**WRITTEN INSTRUCTION**: Go through the records below line by line. Count the lines with "this" and give the count alone.

**MATERIAL SHOWN**:
----

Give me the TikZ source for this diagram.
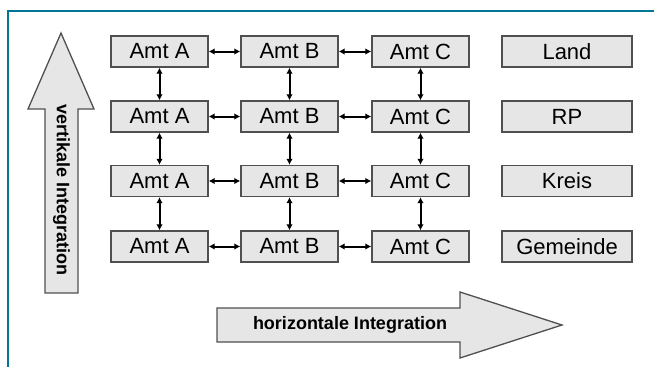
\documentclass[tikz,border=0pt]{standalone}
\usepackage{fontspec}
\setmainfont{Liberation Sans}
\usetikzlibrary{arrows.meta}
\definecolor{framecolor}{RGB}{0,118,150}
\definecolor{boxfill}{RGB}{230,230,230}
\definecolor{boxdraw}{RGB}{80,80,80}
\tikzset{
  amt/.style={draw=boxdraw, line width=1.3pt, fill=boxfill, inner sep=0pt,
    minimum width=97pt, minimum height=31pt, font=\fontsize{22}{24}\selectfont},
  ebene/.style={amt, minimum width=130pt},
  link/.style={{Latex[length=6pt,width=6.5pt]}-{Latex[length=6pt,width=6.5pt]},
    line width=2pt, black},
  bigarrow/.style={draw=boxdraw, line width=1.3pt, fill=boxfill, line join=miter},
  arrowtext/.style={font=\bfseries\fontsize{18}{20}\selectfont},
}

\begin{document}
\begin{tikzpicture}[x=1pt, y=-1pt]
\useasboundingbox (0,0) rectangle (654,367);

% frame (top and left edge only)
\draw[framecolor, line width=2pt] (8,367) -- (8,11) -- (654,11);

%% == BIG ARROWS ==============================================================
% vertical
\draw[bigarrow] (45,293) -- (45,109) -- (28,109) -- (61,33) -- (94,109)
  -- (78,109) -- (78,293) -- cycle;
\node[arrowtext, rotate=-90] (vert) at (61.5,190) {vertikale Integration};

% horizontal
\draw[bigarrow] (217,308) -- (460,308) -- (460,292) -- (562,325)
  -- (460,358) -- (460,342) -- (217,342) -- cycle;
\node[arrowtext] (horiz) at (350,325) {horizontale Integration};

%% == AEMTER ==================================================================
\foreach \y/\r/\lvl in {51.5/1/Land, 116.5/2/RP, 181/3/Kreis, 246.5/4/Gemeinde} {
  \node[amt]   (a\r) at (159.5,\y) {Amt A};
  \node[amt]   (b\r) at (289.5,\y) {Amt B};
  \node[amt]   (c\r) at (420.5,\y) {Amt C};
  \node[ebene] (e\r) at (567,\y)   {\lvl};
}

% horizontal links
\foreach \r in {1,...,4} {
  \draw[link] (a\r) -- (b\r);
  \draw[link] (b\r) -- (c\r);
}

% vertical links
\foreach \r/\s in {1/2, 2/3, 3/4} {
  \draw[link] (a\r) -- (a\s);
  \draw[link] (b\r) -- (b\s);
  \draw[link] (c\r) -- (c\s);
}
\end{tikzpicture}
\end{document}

----

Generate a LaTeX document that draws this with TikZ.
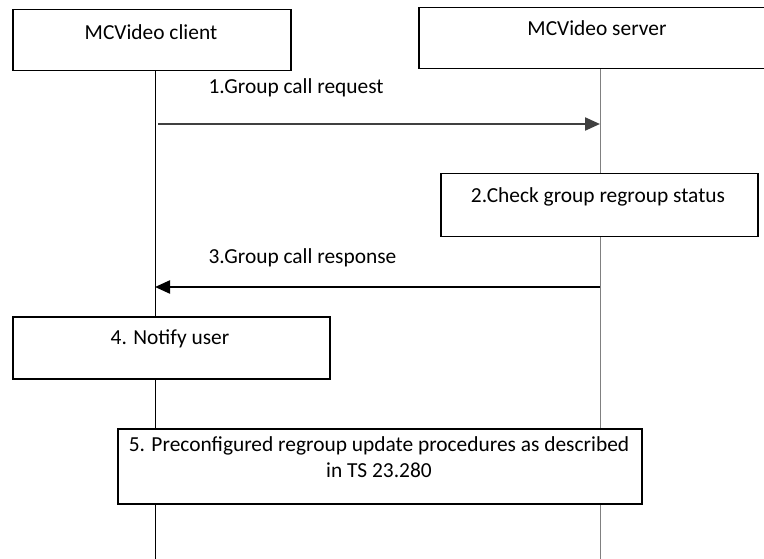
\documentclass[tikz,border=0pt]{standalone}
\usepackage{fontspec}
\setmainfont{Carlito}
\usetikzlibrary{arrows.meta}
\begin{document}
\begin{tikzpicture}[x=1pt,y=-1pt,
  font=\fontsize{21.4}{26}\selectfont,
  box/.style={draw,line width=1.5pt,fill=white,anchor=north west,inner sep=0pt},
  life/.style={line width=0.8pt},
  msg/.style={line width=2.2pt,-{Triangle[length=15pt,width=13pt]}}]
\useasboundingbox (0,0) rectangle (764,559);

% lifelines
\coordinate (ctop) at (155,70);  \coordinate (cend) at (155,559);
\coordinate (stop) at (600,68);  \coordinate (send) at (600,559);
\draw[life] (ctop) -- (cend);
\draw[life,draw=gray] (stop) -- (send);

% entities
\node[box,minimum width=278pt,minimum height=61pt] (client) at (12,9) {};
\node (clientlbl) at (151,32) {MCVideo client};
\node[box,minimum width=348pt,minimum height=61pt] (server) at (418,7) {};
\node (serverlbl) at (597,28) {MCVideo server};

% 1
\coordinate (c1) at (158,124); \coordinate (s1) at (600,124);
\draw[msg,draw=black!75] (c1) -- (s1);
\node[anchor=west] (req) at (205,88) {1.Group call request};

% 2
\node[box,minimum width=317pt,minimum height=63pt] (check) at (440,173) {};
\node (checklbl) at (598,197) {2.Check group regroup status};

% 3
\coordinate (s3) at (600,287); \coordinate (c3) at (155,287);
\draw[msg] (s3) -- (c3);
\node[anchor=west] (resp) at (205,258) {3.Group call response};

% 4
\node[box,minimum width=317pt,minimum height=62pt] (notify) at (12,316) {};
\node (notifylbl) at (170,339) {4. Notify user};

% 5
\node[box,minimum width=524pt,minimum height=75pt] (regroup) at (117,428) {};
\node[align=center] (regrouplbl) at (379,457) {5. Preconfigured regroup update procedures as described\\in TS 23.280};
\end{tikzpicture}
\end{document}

----

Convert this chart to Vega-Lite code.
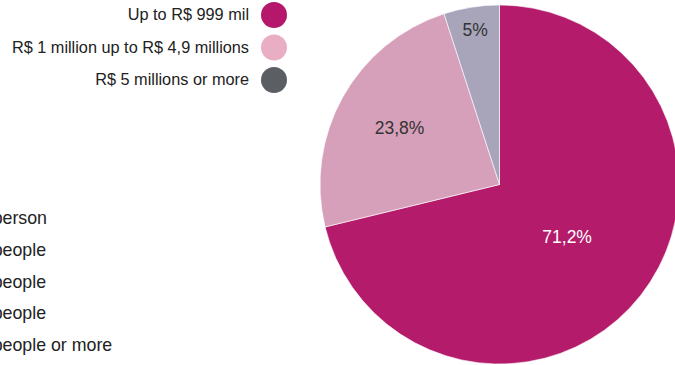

----

**RESPONSE BELOW**: 3